Changes on the horizon

In some ways, the new federal requirement for ELD-based fleet tracking in the industry could integrate nicely with a younger workforce. Today’s teenagers are quick to learn and adapt to new technology, and the oversight that the devices provide would give managers the opportunity to keep these young motorists in check during their formative driving years. Still, it begs the question of which scenario is better in the face of this industry-wide complication: teaching malleable but inexperienced employees while in a rather high-stakes job, or trying to change long-held habits of the mostly middle-aged workforce that looks to retire soon?

Whatever your company may think, there’s no doubt that a change in approach is needed to keep things moving.

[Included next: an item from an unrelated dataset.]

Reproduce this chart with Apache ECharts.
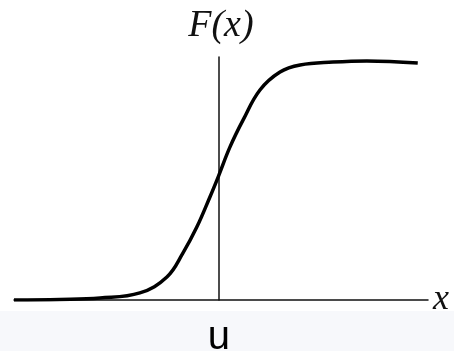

With a higher average in employee age — 49 as opposed to the typical 42 in other markets — fleets are going to see a lot of retirements in the coming years, and it’s clear that younger generations aren’t as interested in the field as they need to be to ensure an adequate number of replacements. An industry historically reliant on older, white men to fill its ranks is going to face increasingly tricky hurdles unless it can adapt and make itself appealing to groups who have long been sidelined and discouraged from it, including women and people of color.

Whether or not fresh-faced graduates who aren’t yet legal to even drink is a good demographic to tap is another question altogether, and not an easy one at that. If nothing else, however, this push shows that something — recruitment tactics, paychecks, safety regulations — is going to have to change if the nation’s truckers are going to be able to keep up with the rest of the country.